Begin

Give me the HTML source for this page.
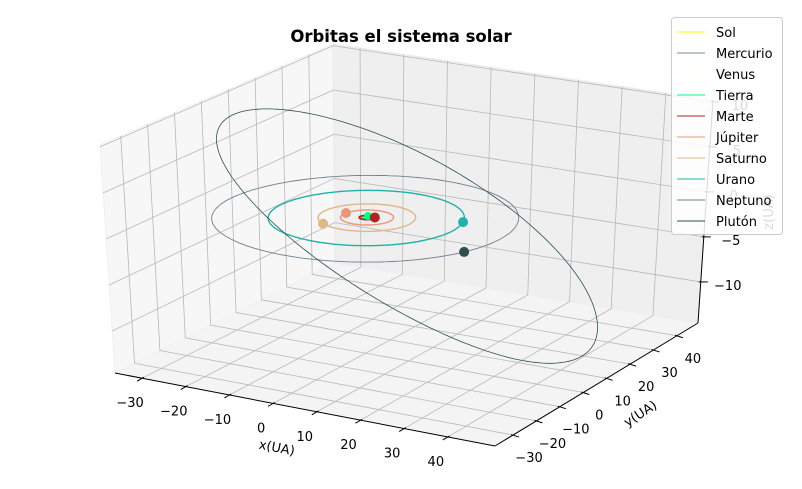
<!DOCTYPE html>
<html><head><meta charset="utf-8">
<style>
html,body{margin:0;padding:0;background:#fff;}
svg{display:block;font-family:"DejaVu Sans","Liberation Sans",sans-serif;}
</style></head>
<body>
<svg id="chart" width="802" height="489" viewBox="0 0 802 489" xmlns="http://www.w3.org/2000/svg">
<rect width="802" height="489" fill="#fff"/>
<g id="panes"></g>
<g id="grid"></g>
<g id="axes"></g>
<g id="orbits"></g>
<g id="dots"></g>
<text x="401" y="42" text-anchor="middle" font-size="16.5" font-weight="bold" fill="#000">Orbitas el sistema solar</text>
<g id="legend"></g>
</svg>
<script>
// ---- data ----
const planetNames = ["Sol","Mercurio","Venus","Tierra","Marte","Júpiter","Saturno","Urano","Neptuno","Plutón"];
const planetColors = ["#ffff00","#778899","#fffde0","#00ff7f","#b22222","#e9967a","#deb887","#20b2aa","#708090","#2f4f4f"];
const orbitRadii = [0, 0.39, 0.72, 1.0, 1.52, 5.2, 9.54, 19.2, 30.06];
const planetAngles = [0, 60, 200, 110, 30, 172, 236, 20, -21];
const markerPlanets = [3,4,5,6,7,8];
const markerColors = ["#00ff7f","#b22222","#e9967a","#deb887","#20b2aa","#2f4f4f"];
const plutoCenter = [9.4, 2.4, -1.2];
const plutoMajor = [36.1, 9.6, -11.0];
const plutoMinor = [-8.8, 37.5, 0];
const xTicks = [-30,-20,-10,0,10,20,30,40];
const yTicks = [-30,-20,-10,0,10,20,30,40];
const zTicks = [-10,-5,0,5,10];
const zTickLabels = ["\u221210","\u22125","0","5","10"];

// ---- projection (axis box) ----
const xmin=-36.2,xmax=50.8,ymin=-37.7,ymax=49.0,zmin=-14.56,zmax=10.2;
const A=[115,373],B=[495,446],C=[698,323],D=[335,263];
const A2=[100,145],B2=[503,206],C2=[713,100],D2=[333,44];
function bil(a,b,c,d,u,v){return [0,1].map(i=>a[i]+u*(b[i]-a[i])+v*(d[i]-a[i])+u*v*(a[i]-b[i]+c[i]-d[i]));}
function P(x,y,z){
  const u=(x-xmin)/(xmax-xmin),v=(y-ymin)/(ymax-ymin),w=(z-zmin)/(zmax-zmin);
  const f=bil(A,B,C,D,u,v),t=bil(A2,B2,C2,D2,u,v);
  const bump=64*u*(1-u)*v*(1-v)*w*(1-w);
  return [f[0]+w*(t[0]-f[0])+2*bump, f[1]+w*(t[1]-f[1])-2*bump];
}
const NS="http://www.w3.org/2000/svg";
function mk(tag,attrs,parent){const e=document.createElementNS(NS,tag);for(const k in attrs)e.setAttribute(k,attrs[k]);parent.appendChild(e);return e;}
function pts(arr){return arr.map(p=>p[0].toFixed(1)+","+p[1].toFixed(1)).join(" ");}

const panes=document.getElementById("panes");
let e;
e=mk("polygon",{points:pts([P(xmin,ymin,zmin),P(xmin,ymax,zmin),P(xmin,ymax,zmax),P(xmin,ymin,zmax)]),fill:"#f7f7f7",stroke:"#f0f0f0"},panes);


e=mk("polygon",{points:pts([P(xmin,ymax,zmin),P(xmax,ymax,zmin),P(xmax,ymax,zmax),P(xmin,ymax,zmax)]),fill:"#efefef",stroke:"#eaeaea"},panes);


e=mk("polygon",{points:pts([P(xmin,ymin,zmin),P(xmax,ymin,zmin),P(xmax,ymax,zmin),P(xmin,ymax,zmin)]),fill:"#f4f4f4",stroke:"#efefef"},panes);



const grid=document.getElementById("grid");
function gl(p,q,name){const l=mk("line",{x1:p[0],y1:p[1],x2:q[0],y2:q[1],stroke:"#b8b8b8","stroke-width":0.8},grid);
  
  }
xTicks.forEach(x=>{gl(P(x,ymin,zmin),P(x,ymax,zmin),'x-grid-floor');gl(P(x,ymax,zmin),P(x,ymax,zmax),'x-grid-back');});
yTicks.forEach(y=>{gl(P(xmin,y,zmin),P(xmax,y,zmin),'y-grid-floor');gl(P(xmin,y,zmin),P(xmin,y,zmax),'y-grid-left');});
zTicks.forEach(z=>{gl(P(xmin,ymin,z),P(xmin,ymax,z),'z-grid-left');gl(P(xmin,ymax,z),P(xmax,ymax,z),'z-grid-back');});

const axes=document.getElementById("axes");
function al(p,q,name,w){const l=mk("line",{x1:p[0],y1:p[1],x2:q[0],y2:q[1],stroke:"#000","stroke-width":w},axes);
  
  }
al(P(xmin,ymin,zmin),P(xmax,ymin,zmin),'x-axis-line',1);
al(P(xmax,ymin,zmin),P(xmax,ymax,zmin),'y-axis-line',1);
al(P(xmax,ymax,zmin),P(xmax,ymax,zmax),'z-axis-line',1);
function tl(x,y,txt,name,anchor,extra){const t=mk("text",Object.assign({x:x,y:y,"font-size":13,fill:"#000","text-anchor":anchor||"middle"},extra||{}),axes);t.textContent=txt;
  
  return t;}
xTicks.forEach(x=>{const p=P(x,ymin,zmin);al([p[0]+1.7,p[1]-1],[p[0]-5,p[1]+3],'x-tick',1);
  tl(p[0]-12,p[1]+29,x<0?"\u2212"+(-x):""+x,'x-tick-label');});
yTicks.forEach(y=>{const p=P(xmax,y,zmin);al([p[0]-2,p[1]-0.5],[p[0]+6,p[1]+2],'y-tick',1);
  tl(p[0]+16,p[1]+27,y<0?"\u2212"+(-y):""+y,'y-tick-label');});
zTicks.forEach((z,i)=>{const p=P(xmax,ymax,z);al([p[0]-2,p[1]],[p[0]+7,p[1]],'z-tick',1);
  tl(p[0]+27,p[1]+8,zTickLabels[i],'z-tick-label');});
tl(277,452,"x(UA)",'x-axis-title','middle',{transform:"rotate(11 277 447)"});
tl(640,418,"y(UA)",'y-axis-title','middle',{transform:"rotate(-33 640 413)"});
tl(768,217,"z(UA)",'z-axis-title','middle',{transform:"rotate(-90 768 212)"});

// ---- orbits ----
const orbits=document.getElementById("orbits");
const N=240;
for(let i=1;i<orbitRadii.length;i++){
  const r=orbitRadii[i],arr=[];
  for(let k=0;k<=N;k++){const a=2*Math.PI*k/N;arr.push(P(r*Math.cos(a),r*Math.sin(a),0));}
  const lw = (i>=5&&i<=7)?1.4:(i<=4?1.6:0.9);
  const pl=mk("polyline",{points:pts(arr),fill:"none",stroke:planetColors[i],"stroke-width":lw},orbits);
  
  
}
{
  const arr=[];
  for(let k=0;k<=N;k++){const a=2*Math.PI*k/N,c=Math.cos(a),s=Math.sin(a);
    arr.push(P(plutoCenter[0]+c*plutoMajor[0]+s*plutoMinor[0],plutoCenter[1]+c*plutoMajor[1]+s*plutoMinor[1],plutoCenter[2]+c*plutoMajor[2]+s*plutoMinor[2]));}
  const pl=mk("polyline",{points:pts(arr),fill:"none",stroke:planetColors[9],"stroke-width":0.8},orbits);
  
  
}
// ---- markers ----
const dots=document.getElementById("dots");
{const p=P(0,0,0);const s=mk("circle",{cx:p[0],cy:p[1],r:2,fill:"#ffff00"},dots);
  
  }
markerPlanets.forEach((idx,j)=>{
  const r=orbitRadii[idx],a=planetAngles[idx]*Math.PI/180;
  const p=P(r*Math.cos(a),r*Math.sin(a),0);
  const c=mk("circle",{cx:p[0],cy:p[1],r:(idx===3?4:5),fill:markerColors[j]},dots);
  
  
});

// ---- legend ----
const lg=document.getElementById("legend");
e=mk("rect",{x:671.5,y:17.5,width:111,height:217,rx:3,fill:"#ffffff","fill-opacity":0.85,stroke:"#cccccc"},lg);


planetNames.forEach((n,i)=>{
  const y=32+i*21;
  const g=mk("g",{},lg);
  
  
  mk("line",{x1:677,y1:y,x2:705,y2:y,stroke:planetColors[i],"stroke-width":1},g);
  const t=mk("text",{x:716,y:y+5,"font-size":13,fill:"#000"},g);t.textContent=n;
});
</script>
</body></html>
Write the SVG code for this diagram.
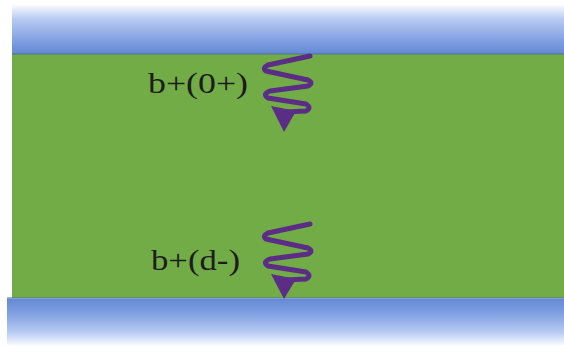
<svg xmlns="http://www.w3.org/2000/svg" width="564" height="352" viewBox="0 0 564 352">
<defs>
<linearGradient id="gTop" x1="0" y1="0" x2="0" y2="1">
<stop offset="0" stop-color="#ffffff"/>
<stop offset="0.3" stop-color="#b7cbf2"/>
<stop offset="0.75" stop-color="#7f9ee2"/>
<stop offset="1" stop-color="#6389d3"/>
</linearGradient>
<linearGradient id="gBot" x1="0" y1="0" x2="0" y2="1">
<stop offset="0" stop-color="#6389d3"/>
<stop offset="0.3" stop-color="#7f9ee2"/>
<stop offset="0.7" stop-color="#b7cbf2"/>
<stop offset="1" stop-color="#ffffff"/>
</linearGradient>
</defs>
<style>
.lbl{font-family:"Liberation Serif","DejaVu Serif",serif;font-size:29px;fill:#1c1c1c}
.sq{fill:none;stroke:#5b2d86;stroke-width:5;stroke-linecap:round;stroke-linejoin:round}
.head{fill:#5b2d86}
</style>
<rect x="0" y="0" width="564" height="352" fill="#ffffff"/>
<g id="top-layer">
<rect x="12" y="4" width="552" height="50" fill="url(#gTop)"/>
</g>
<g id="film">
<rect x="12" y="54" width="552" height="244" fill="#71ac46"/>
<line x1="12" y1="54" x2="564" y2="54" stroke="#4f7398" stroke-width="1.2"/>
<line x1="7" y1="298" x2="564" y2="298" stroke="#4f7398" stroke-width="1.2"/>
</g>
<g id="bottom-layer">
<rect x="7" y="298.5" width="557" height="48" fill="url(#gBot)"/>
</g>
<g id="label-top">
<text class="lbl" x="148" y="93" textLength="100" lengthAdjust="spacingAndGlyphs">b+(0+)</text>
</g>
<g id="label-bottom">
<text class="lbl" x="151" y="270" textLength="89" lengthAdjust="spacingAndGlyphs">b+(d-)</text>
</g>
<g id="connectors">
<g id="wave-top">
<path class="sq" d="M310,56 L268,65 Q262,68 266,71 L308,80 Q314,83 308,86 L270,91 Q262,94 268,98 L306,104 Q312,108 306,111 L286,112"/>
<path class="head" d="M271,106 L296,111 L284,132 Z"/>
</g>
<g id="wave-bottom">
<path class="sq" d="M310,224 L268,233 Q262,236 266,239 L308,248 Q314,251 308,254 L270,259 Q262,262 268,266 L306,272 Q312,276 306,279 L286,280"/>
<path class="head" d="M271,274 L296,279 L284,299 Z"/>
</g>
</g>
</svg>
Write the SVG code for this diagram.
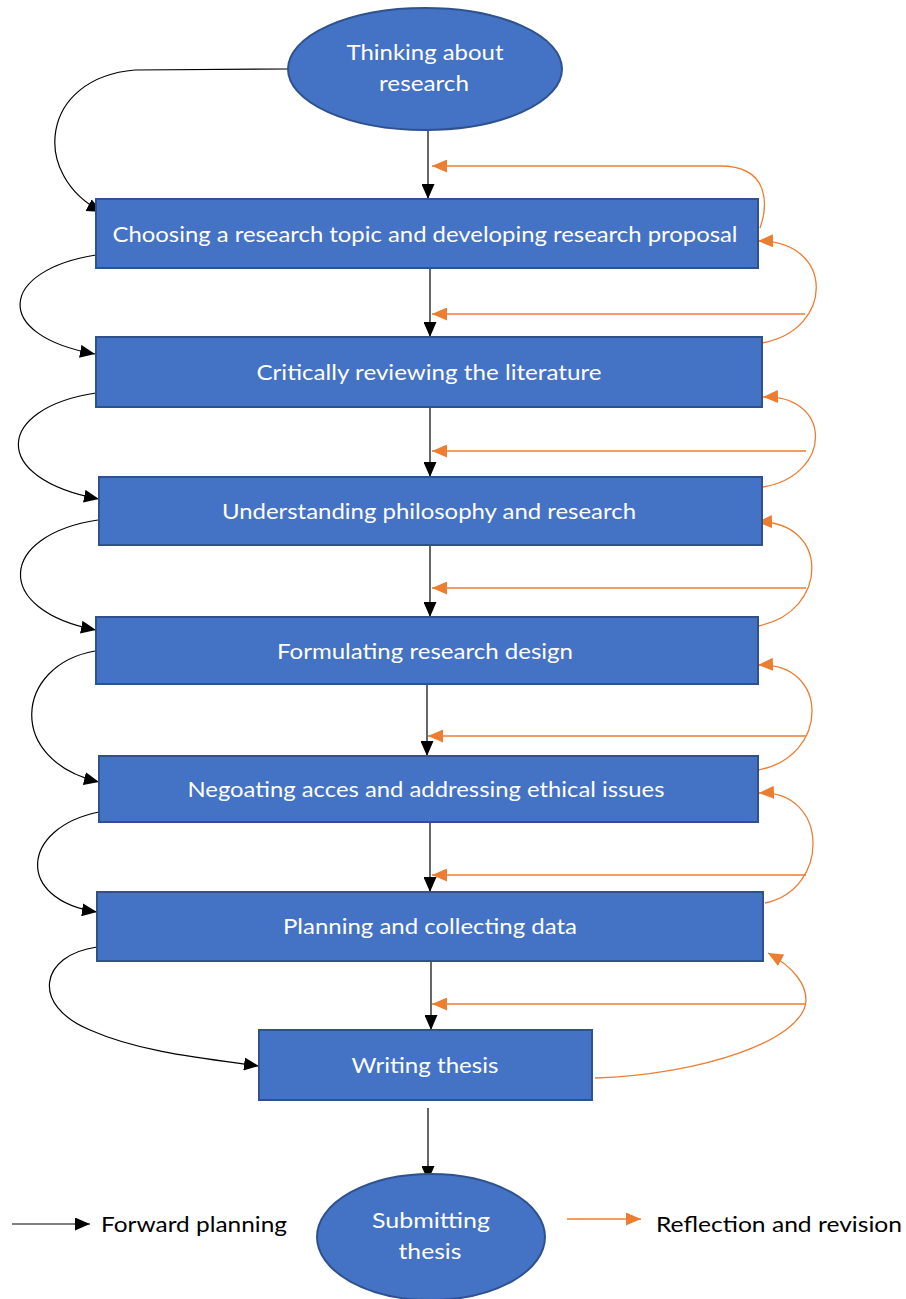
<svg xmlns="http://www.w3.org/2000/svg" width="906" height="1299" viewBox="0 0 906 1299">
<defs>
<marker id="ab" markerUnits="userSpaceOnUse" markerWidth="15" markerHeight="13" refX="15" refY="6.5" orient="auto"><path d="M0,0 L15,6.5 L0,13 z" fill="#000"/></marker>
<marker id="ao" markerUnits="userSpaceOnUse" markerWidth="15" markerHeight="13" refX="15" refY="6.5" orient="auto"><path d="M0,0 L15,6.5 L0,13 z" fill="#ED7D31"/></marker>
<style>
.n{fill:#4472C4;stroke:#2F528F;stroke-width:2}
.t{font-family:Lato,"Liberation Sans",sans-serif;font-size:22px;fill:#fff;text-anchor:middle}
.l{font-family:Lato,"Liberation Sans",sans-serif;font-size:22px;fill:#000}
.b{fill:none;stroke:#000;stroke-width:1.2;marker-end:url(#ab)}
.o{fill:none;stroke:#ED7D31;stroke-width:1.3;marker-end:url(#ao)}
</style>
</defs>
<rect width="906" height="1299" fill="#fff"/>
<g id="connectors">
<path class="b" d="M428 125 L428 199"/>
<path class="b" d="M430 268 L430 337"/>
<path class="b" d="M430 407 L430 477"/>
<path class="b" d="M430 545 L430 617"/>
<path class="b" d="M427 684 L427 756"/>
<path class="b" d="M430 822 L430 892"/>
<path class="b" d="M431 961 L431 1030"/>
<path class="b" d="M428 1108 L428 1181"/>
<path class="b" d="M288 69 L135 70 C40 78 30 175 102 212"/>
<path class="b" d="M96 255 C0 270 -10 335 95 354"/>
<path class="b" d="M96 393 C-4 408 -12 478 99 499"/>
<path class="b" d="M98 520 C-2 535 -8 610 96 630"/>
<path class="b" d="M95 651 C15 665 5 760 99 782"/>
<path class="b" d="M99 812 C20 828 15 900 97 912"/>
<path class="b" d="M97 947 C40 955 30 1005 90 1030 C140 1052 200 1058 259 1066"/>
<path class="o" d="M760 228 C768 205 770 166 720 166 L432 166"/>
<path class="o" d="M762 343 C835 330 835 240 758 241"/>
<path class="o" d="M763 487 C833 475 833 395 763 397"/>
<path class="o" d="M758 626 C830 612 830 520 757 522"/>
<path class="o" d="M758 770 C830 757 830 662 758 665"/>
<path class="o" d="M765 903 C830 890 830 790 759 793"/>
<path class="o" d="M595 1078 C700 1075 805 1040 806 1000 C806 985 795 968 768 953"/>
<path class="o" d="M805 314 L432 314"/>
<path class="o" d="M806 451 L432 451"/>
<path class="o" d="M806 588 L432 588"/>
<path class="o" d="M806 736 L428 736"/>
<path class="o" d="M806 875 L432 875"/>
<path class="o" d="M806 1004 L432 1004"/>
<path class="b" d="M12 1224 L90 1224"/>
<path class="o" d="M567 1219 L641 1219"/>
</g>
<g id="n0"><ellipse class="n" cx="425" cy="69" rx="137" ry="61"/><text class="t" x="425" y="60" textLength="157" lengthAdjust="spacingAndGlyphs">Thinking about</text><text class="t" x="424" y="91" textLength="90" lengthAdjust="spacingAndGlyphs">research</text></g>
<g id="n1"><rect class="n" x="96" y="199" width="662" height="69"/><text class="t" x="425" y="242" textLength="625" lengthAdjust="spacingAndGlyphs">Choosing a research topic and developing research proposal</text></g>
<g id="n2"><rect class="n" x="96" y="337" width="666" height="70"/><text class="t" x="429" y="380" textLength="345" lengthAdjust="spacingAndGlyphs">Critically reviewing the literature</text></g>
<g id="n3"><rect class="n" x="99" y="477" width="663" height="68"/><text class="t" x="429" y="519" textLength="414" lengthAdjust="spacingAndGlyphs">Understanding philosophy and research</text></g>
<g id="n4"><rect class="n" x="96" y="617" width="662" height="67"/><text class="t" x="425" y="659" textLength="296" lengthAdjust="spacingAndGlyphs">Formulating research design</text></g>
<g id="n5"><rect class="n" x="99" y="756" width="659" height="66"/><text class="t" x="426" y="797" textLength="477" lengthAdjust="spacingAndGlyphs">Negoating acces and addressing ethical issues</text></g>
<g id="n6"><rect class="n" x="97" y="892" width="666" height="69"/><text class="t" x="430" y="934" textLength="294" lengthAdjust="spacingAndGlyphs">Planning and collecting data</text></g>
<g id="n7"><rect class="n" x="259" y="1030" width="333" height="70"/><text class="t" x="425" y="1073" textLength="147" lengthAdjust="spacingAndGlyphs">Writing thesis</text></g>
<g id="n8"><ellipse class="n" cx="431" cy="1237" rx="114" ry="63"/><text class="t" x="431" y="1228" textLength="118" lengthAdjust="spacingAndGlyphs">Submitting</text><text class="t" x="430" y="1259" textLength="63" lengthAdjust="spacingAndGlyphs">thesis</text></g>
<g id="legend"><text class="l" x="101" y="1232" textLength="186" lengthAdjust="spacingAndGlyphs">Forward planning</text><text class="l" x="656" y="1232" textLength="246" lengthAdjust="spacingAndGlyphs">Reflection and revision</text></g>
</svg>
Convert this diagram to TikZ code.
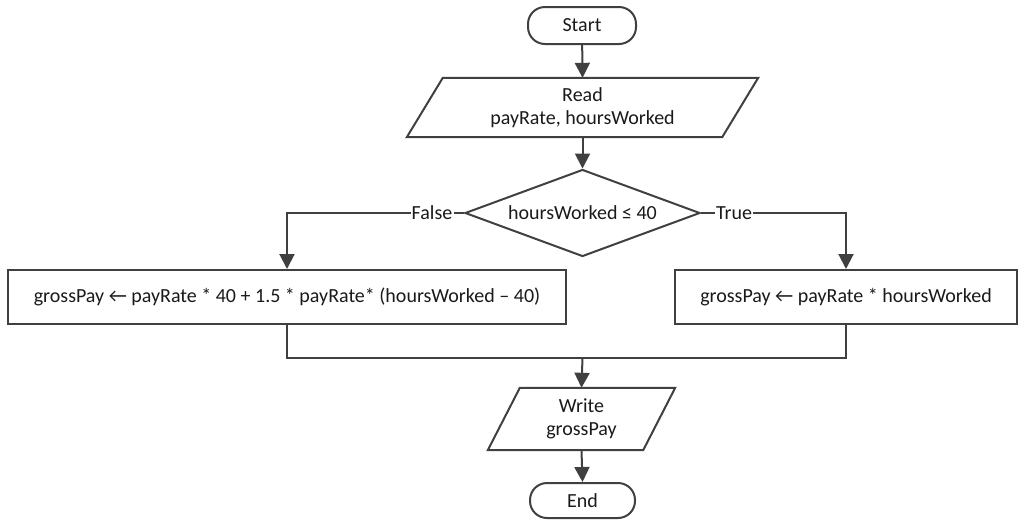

End

From the listing above, pick out every line containing "this".

▶ OUTPUT OF THE EXERCISE
Give me the HTML source for this page.
Write the SVG code for this diagram.
Write the SVG code for this diagram.
Convert this diagram to TikZ code.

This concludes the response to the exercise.